- [Exercise brief]: Beginning with the first line below, please repeat the material exactly, ending with the line that includes "import plotly.graph_objects as go".

§ §

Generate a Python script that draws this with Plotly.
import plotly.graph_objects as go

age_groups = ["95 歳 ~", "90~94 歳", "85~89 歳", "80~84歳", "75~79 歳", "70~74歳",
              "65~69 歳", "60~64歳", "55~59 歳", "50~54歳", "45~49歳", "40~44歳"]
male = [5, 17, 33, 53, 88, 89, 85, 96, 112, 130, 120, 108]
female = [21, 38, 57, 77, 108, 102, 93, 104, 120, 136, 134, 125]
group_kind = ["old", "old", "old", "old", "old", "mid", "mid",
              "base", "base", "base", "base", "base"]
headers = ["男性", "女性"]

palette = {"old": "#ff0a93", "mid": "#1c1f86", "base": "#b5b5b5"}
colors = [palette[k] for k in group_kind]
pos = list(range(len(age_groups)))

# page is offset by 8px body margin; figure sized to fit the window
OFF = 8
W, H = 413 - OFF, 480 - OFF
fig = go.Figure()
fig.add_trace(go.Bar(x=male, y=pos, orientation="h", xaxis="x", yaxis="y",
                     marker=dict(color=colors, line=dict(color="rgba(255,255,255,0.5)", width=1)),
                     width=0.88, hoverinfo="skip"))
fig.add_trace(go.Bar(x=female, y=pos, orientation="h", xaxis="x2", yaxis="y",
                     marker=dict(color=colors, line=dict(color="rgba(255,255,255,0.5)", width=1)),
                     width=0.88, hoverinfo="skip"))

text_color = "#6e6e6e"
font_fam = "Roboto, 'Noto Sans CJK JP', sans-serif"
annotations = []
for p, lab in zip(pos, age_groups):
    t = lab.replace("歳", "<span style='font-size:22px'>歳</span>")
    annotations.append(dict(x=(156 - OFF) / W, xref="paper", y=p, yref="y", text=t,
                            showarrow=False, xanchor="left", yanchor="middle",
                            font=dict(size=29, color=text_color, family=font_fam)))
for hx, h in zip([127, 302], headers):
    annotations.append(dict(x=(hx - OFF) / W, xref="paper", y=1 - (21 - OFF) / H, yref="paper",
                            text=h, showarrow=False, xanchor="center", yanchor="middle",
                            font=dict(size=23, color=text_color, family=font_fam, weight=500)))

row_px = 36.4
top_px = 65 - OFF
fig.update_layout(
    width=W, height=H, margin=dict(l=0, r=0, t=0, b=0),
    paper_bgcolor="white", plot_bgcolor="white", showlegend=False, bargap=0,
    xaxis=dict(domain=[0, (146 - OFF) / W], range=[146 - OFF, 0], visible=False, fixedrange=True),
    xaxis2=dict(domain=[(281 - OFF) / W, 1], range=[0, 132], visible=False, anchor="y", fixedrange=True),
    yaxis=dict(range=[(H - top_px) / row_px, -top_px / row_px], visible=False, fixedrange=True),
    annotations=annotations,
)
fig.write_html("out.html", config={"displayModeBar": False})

§ §

- [Written answer]:
Generate a Python script that draws this with Plotly.
import plotly.graph_objects as go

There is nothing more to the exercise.